Return precisely the span of lines from the top of the material below to the line containing "const EminNC = [29.5, 27.9, 25.6, 22.8, 20.0, 16.8, 13.7, 11.3];", both included. Pictures are excluded.

EXERCISE INPUTS.
# # #

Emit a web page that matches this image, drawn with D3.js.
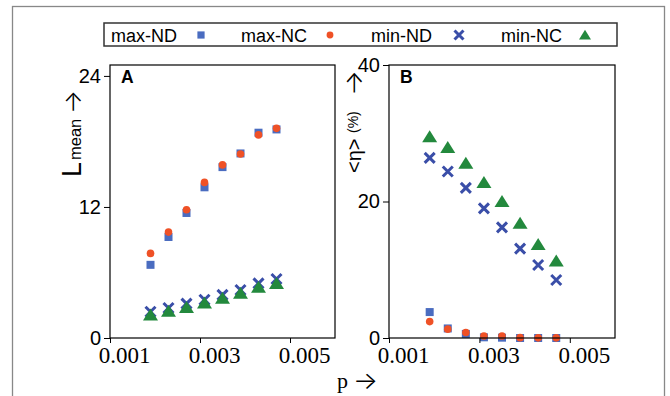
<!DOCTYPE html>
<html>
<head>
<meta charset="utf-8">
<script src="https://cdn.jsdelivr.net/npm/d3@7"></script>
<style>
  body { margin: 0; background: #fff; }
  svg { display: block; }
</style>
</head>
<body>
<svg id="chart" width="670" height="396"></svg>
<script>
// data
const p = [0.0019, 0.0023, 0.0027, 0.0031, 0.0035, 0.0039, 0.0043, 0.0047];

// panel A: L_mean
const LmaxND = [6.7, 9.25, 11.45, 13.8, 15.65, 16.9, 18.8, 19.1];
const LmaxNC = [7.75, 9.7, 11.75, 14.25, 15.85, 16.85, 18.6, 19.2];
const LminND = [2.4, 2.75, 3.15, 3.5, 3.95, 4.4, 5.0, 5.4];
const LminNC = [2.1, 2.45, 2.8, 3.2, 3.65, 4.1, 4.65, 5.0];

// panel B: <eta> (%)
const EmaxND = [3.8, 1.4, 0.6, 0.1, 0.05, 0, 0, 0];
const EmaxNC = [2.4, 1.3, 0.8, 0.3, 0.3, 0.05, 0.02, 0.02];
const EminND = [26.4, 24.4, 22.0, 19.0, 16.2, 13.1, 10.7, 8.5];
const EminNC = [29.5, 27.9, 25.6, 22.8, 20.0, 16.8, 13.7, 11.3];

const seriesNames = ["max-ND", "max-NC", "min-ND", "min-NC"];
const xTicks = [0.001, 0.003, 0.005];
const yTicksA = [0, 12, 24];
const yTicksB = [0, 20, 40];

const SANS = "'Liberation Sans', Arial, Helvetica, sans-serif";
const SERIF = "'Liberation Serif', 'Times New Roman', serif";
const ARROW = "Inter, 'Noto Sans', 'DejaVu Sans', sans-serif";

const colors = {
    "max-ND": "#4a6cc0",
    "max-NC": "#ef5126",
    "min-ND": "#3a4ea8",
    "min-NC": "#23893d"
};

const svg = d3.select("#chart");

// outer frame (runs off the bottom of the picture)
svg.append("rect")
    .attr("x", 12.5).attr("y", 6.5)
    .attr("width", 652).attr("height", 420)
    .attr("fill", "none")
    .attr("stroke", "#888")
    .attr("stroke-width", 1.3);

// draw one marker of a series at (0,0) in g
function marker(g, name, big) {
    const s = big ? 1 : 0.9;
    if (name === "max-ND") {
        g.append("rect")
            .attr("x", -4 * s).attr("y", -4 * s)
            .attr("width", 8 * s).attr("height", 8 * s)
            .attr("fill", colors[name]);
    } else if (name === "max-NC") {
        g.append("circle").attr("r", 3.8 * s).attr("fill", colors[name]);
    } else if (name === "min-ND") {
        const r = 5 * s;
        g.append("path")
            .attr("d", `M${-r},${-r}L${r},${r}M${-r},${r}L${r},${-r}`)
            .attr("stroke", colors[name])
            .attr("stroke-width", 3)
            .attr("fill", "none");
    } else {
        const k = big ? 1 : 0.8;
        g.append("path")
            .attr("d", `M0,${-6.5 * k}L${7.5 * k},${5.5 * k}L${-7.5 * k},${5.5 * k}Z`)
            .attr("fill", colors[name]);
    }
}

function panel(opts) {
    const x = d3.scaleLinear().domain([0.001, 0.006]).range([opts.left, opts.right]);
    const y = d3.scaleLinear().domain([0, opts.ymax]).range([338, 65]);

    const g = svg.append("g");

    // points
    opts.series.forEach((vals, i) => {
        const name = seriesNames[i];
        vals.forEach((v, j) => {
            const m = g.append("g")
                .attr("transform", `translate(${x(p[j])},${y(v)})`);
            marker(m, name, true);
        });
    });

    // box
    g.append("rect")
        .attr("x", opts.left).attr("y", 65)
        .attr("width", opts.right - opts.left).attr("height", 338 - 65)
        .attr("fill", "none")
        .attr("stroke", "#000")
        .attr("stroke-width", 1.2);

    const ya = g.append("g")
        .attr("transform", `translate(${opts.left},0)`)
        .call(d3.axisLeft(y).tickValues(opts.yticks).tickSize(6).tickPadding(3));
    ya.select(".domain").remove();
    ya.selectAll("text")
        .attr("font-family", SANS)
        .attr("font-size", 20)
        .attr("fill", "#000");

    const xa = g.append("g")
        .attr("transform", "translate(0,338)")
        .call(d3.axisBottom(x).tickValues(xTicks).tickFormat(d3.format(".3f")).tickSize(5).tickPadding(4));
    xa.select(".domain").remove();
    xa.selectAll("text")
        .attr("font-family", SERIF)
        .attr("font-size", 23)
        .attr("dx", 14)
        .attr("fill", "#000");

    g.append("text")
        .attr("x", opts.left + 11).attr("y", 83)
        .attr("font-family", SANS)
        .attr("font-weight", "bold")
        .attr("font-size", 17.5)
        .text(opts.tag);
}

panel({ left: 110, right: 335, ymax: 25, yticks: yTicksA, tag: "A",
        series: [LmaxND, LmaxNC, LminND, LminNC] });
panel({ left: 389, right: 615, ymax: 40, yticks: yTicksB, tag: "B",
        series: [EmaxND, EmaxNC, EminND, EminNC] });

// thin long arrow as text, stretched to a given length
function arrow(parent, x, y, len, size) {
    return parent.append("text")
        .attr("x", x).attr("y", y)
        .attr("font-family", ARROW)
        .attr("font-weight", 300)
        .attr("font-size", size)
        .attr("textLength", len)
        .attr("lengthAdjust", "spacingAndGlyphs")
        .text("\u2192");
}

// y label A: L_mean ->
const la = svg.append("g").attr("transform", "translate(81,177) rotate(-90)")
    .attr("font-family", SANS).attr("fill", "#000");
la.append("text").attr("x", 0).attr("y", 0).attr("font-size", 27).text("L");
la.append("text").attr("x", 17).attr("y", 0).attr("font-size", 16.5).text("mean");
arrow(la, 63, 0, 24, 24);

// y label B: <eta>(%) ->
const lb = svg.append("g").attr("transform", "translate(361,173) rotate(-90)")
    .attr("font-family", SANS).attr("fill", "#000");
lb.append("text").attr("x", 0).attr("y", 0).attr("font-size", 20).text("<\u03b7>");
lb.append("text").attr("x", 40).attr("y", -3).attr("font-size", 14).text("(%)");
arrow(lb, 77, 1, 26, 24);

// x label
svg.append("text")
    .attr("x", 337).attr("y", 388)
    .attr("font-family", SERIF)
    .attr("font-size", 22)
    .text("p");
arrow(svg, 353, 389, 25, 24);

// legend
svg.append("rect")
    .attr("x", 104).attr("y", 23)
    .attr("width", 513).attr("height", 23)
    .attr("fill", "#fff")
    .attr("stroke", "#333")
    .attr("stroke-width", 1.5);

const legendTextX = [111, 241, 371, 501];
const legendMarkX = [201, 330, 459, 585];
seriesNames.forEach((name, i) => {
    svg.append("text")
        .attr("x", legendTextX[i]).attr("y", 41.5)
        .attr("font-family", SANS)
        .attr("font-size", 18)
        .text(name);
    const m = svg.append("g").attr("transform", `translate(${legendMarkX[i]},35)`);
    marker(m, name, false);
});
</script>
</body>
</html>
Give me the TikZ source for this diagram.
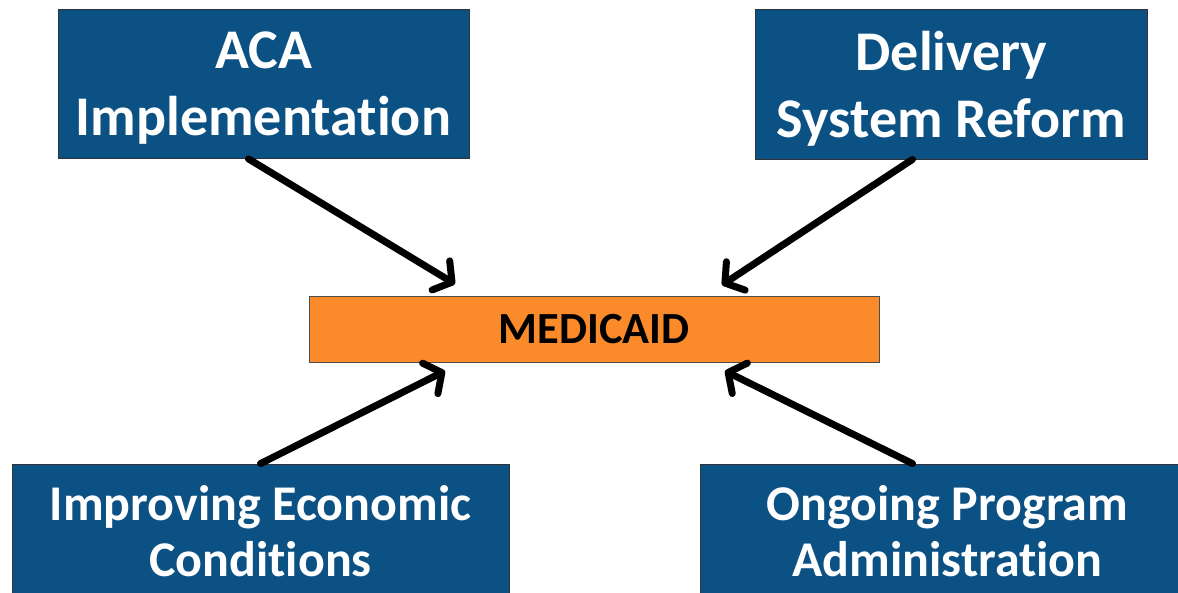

# # #

WRITTEN SOLUTION.
Emit a web page that matches this image, drawn with D3.js.
<!DOCTYPE html>
<html>
<head>
<meta charset="utf-8">
<script src="https://cdn.jsdelivr.net/npm/d3@7"></script>
<style>
  body { margin: 0; background: #fff; }
  svg { display: block; }
</style>
</head>
<body>
<svg id="chart" width="670" height="396"></svg>
<script>
// data
const p = [0.0019, 0.0023, 0.0027, 0.0031, 0.0035, 0.0039, 0.0043, 0.0047];

// panel A: L_mean
const LmaxND = [6.7, 9.25, 11.45, 13.8, 15.65, 16.9, 18.8, 19.1];
const LmaxNC = [7.75, 9.7, 11.75, 14.25, 15.85, 16.85, 18.6, 19.2];
const LminND = [2.4, 2.75, 3.15, 3.5, 3.95, 4.4, 5.0, 5.4];
const LminNC = [2.1, 2.45, 2.8, 3.2, 3.65, 4.1, 4.65, 5.0];

// panel B: <eta> (%)
const EmaxND = [3.8, 1.4, 0.6, 0.1, 0.05, 0, 0, 0];
const EmaxNC = [2.4, 1.3, 0.8, 0.3, 0.3, 0.05, 0.02, 0.02];
const EminND = [26.4, 24.4, 22.0, 19.0, 16.2, 13.1, 10.7, 8.5];
const EminNC = [29.5, 27.9, 25.6, 22.8, 20.0, 16.8, 13.7, 11.3];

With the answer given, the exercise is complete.